Ogni rione è una famiglia, ogni rione è casa. A prescindere dalla sfida finale, dal perdente e dal vincitore, la Festa dell’Uva crea per tutta la durata del suo mese un’aria magica di festa continua, è un mese di piena attività dove non ci si sente mai soli perché tanto sul tuo rione troverai sicuramente qualcuno pronto a scambiare due chiacchiere e ad offrirti una birra in compagnia.

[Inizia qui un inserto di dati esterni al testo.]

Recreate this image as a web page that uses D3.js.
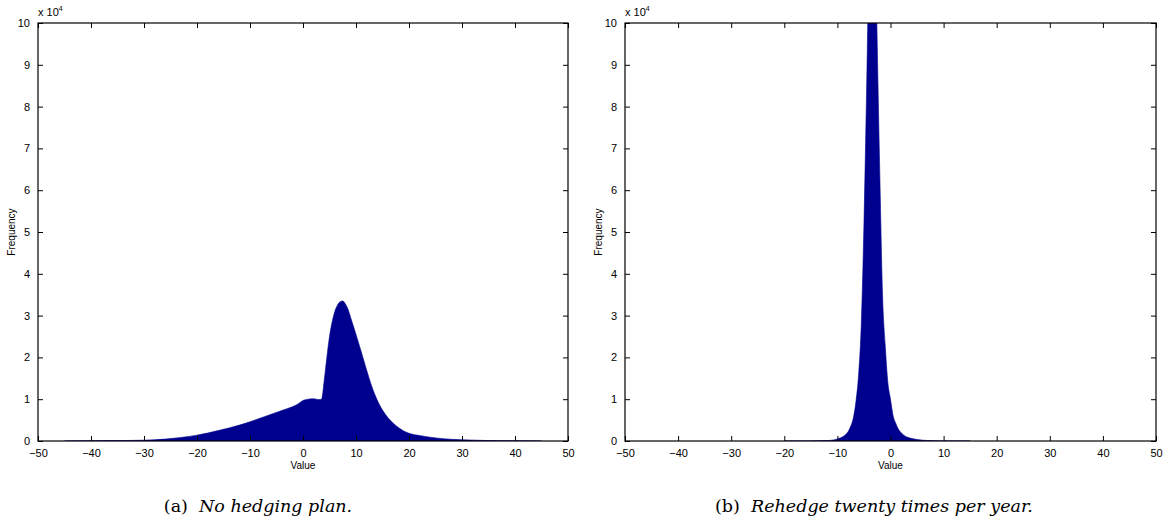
<!DOCTYPE html>
<html>
<head>
<meta charset="utf-8">
<script src="https://cdn.jsdelivr.net/npm/d3@7"></script>
<style>
  body { margin: 0; background: #fff; }
  svg { display: block; }
</style>
</head>
<body>
<svg width="1167" height="520"></svg>
<script>
// bin centres (value) and frequency (in units of 10^4)
const noHedgeX = [-45, -40, -35, -30, -28, -26, -24, -22, -20, -18, -16, -14, -12, -10, -8, -6, -4, -2, -1, 0, 1, 2, 3, 3.5, 4, 4.5, 5, 5.5, 6, 6.5, 7, 7.5, 8, 8.5, 9, 10, 11, 12, 13, 14, 15, 16, 17, 18, 19, 20, 22, 24, 26, 28, 30, 35, 40, 45];
const noHedgeY = [0, 0.005, 0.01, 0.02, 0.03, 0.045, 0.07, 0.1, 0.14, 0.19, 0.25, 0.31, 0.38, 0.46, 0.55, 0.64, 0.73, 0.82, 0.88, 0.97, 1.0, 1.01, 0.99, 1.0, 1.45, 2.0, 2.5, 2.85, 3.1, 3.25, 3.33, 3.35, 3.28, 3.15, 2.95, 2.55, 2.13, 1.7, 1.3, 0.98, 0.74, 0.56, 0.43, 0.32, 0.24, 0.185, 0.13, 0.09, 0.06, 0.04, 0.03, 0.01, 0.004, 0];

const rehedgeX = [-20, -15, -12, -11, -10, -9, -8.5, -8, -7.5, -7, -6.5, -6, -5.5, -5, -4.5, -4, -3.5, -3, -2.5, -2, -1.5, -1, -0.5, 0, 0.5, 1, 1.5, 2, 3, 4, 5, 6, 8, 10, 15];
const rehedgeY = [0, 0.003, 0.01, 0.02, 0.05, 0.1, 0.15, 0.22, 0.35, 0.55, 0.95, 1.6, 2.8, 5.2, 8.4, 12, 14, 13, 9.5, 6.3, 3.5, 2.3, 1.4, 1.0, 0.6, 0.42, 0.28, 0.2, 0.1, 0.06, 0.035, 0.02, 0.008, 0.003, 0];

const xTicks = [-50, -40, -30, -20, -10, 0, 10, 20, 30, 40, 50];
const yTicks = [0, 1, 2, 3, 4, 5, 6, 7, 8, 9, 10];

const panels = [
  { id: "a", x0: 38, x1: 568, xs: noHedgeX, ys: noHedgeY, caption: "No hedging plan.", capX: 258 },
  { id: "b", x0: 625, x1: 1156, xs: rehedgeX, ys: rehedgeY, caption: "Rehedge twenty times per year.", capX: 874 }
];

const svg = d3.select("svg");
const plotTop = 23, plotBottom = 441;
const barColor = "#00008f";
const sans = "Liberation Sans, Arial, Helvetica, sans-serif";

panels.forEach((p) => {
  const x = d3.scaleLinear().domain([-50, 50]).range([p.x0, p.x1]);
  const y = d3.scaleLinear().domain([0, 10]).range([plotBottom, plotTop]);
  const g = svg.append("g");

  // clip to plot box
  g.append("clipPath").attr("id", "clip-" + p.id)
    .append("rect")
    .attr("x", p.x0).attr("y", plotTop)
    .attr("width", p.x1 - p.x0).attr("height", plotBottom - plotTop);

  const pts = p.xs.map((v, i) => [v, p.ys[i]]);
  const area = d3.area()
    .x((d) => x(d[0]))
    .y0(y(0))
    .y1((d) => y(d[1]))
    .curve(d3.curveMonotoneX);

  g.append("path")
    .datum(pts)
    .attr("clip-path", `url(#clip-${p.id})`)
    .attr("d", area)
    .attr("fill", barColor)
    .attr("stroke", barColor)
    .attr("stroke-width", 0.6);

  // axes, ticks pointing inward
  const bAxis = d3.axisBottom(x).tickValues(xTicks).tickSizeInner(-5).tickSizeOuter(0).tickPadding(8)
    .tickFormat((d) => d < 0 ? "\u2212" + Math.abs(d) : d);
  const tAxis = d3.axisTop(x).tickValues(xTicks).tickSizeInner(-5).tickSizeOuter(0).tickFormat("");
  const lAxis = d3.axisLeft(y).tickValues(yTicks).tickSizeInner(-5).tickSizeOuter(0).tickPadding(8);
  const rAxis = d3.axisRight(y).tickValues(yTicks).tickSizeInner(-5).tickSizeOuter(0).tickFormat("");

  g.append("g").attr("transform", `translate(0,${plotBottom})`).call(bAxis);
  g.append("g").attr("transform", `translate(0,${plotTop})`).call(tAxis);
  g.append("g").attr("transform", `translate(${p.x0},0)`).call(lAxis);
  g.append("g").attr("transform", `translate(${p.x1},0)`).call(rAxis);
  g.selectAll(".domain").remove();
  g.selectAll(".tick line").attr("stroke", "#000");
  g.selectAll(".tick text")
    .attr("font-family", sans)
    .attr("font-size", 11)
    .attr("fill", "#000");

  g.append("rect")
    .attr("x", p.x0).attr("y", plotTop)
    .attr("width", p.x1 - p.x0).attr("height", plotBottom - plotTop)
    .attr("fill", "none").attr("stroke", "#000").attr("stroke-width", 1.2);

  // exponent label
  const ex = g.append("text")
    .attr("x", p.x0).attr("y", plotTop - 7)
    .attr("font-family", sans)
    .attr("font-size", 11);
  ex.append("tspan").text("x 10");
  ex.append("tspan").attr("font-size", 7).attr("dy", -5).text("4");

  // axis labels
  g.append("text")
    .attr("x", (p.x0 + p.x1) / 2).attr("y", 469)
    .attr("text-anchor", "middle")
    .attr("font-family", sans)
    .attr("font-size", 10)
    .text("Value");

  g.append("text")
    .attr("transform", `translate(${p.x0 - 23},${(plotTop + plotBottom) / 2}) rotate(-90)`)
    .attr("text-anchor", "middle")
    .attr("font-family", sans)
    .attr("font-size", 10)
    .text("Frequency");

  // caption
  const cap = g.append("text")
    .attr("x", p.capX).attr("y", 512)
    .attr("text-anchor", "middle")
    .attr("font-family", "DejaVu Serif, serif")
    .attr("font-size", 17.5);
  cap.append("tspan").text(`(${p.id})\u00a0\u00a0`);
  cap.append("tspan").attr("font-style", "italic").text(p.caption);
});
</script>
</body>
</html>
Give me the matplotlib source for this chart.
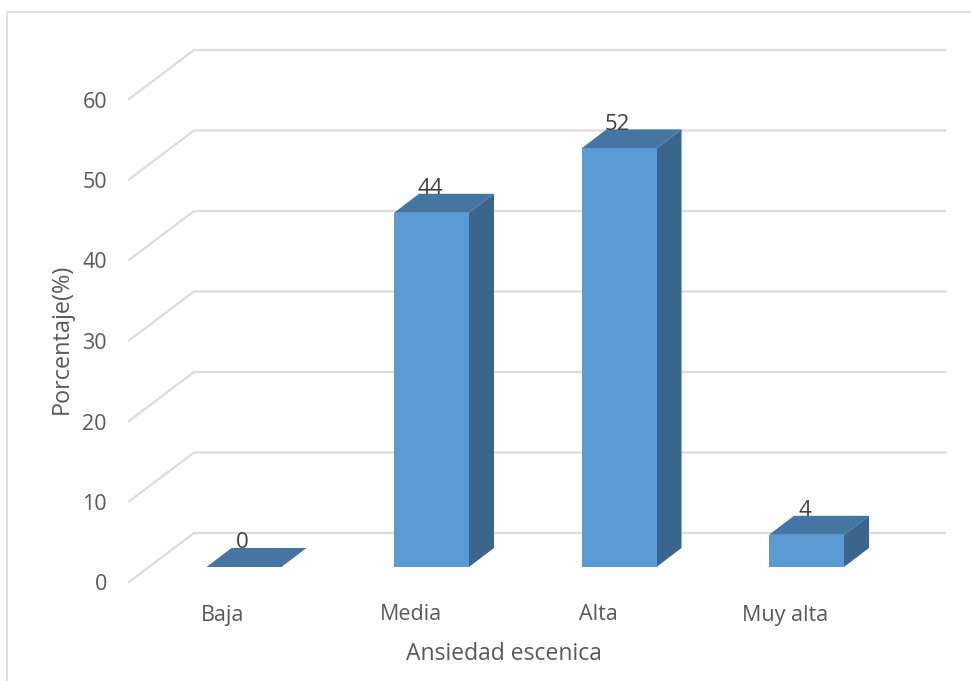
import matplotlib
matplotlib.use('Agg')
import matplotlib.pyplot as plt
from matplotlib.patches import Polygon

# Values
categories = ['Baja', 'Media', 'Alta', 'Muy alta']
values = [0, 44, 52, 4]
y_ticks = [0, 10, 20, 30, 40, 50, 60]

plt.rcParams['font.family'] = ['Open Sans', 'DejaVu Sans']

W, H = 971, 681
X0_PX, X_STEP = 244, 187.5     # pixel of category 0, pixels per category
Y0_PX, Y_STEP = 567, 8.05      # pixel of value 0, pixels per unit

fig = plt.figure(figsize=(W / 100, H / 100), dpi=100)
ax = fig.add_axes([0, 0, 1, 1])
ax.set_xlim(-X0_PX / X_STEP, (W - X0_PX) / X_STEP)
ax.set_ylim((Y0_PX - H) / Y_STEP, Y0_PX / Y_STEP)
ax.axis('off')


# helpers to turn pixel offsets into data offsets
def dx(px):
    return px / X_STEP


def dy(px):
    return px / Y_STEP


grid_color = '#dcdcdc'
text_color = '#595959'

# chart frame, runs off the right and bottom of the image
frame_x = [dx(7 - X0_PX), dx(7 - X0_PX), dx(W - X0_PX)]
frame_y = [dy(Y0_PX - H), dy(Y0_PX - 12), dy(Y0_PX - 12)]
ax.plot(frame_x, frame_y, color=grid_color, lw=1.2)

# gridlines: slanted part on the side wall, then flat on the back wall
for t in y_ticks:
    ax.plot([dx(129 - X0_PX), dx(194 - X0_PX), dx(945 - X0_PX)],
            [t - dy(15), t + dy(34), t + dy(34)],
            color=grid_color, lw=1.6, zorder=1)
    ax.text(dx(107 - X0_PX), t - dy(18), str(t), color=text_color, fontsize=15.5,
            ha='right', va='center')

# 3D bars
half = dx(37.5)
depth_x, depth_y = dx(25), dy(19)
for i, (cat, v) in enumerate(zip(categories, values)):
    left, right = i - half, i + half
    ax.add_patch(Polygon([(right, 0), (right + depth_x, depth_y),
                          (right + depth_x, v + depth_y), (right, v)],
                         color='#3a658c', lw=0, zorder=2))
    ax.add_patch(Polygon([(left, v), (right, v), (right + depth_x, v + depth_y),
                          (left + depth_x, v + depth_y)],
                         color='#4475a3', lw=0, zorder=2))
    ax.add_patch(Polygon([(left, 0), (right, 0), (right, v), (left, v)],
                         color='#5b9bd5', lw=0, zorder=3))
    ax.text(i - dx(1.5), v + dy(24), str(v), color='#404040', fontsize=16,
            ha='center', va='center', zorder=4)
    ax.text(i - dx(21), dy(-48), cat, color=text_color, fontsize=15.5,
            ha='center', va='center')

ax.text(dx(504 - X0_PX), dy(-87), 'Ansiedad escenica', color=text_color, fontsize=16.5,
        ha='center', va='center')
ax.text(dx(62 - X0_PX), dy(Y0_PX - 338.5), 'Porcentaje(%)', color=text_color, fontsize=16.9,
        rotation=90, ha='center', va='center')

fig.savefig('out.png', dpi=100)
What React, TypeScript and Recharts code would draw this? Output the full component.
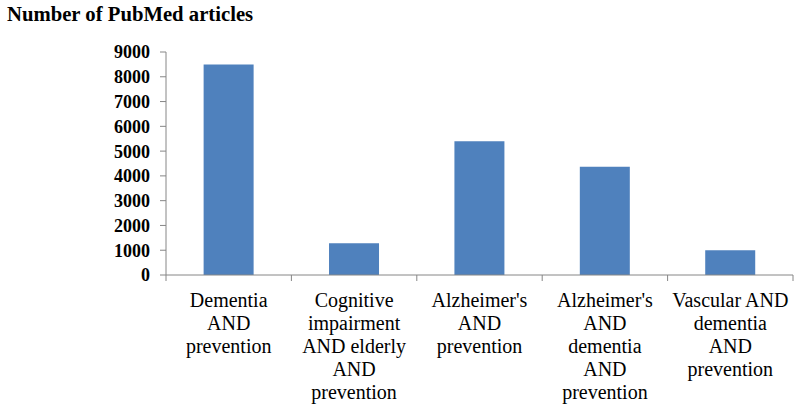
import React from "react";
import { BarChart, Bar, XAxis, YAxis } from "recharts";

const categories = [
  "Dementia\nAND\nprevention",
  "Cognitive\nimpairment\nAND elderly\nAND\nprevention",
  "Alzheimer's\nAND\nprevention",
  "Alzheimer's\nAND\ndementia\nAND\nprevention",
  "Vascular AND\ndementia\nAND\nprevention",
];
const articleCounts = [8500, 1280, 5400, 4370, 1000];
const yTicks = [0, 1000, 2000, 3000, 4000, 5000, 6000, 7000, 8000, 9000];
const title = "Number of PubMed articles";

const data = categories.map((c, i) => ({ name: c, value: articleCounts[i] }));

const W = 800;
const H = 413;
const LEFT = 166;
const RIGHT_M = 7;
const TOP = 52;
const AXIS_Y = 275;
const AXIS_COLOR = "#868686";
const FONT = '"Liberation Serif", "Times New Roman", serif';

function XTick(props: any) {
  const { x, y, payload, index, width, visibleTicksCount } = props;
  const count = visibleTicksCount || categories.length;
  const band = (width || W - LEFT - RIGHT_M) / count;
  const half = band / 2;
  const lines = String(payload.value).split("\n");
  return (
    <g>
      <line x1={x - half} x2={x - half} y1={y} y2={y + 6} stroke={AXIS_COLOR} strokeWidth={1} />
      {index === count - 1 && (
        <line x1={x + half} x2={x + half} y1={y} y2={y + 6} stroke={AXIS_COLOR} strokeWidth={1} />
      )}
      <text
        x={x}
        y={y + 32}
        textAnchor="middle"
        fill="#000"
        style={{ fontFamily: FONT, fontSize: 20, fontWeight: "normal" }}
      >
        {lines.map((l, i) => (
          <tspan key={i} x={x} dy={i === 0 ? 0 : 23} style={{ fontFamily: FONT }}>
            {l}
          </tspan>
        ))}
      </text>
    </g>
  );
}

export default function App() {
  return (
    <div style={{ position: "absolute", left: 0, top: 0, width: W, height: H, background: "#fff" }}>
      <svg style={{ position: "absolute", left: 0, top: 0 }} width={W} height={30}>
        <text x={7} y={21} style={{ fontFamily: FONT, fontWeight: "bold", fontSize: 20.7 }} fill="#000">
          {title}
        </text>
      </svg>
      <BarChart
        width={W}
        height={H}
        data={data}
        margin={{ top: TOP, right: RIGHT_M, bottom: 0, left: 0 }}
        barCategoryGap="30%"
      >
        <XAxis
          dataKey="name"
          height={H - AXIS_Y}
          interval={0}
          tickLine={false}
          tickSize={0}
          tickMargin={0}
          axisLine={{ stroke: AXIS_COLOR, strokeWidth: 1 }}
          tick={<XTick />}
        />
        <YAxis
          width={LEFT}
          domain={[0, 9000]}
          ticks={yTicks}
          interval={0}
          tickSize={6}
          tickMargin={10}
          axisLine={{ stroke: AXIS_COLOR, strokeWidth: 1 }}
          tickLine={{ stroke: AXIS_COLOR, strokeWidth: 1 }}
          tick={{ fill: "#000", fontFamily: FONT, fontWeight: "bold", fontSize: 18 }}
        />
        <Bar dataKey="value" fill="#4F81BD" isAnimationActive={false} />
      </BarChart>
    </div>
  );
}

Quindi, lasciando un attimo da una parte la gara, auguro a tutti i rioni di godersi al massimo questo mese, di fare un bel lavoro impegnandosi anche nelle piccole cose, di ascoltare tutte le idee e le opinioni, di sorridere tanto e di litigare poco, di fare tantissimi brindisi e di non dimenticarsi mai che la Festa dell’Uva è una tradizione unica che abbiamo solo noi imprunetini e per questo abbiamo l’onore ed il dovere di portarla avanti a testa alta, nonostante le innumerevoli difficoltà.
Divertitevi rionali, iniziamo tutti a vestirci con gli indumenti ed i colori del proprio rione e che vinca il migliore!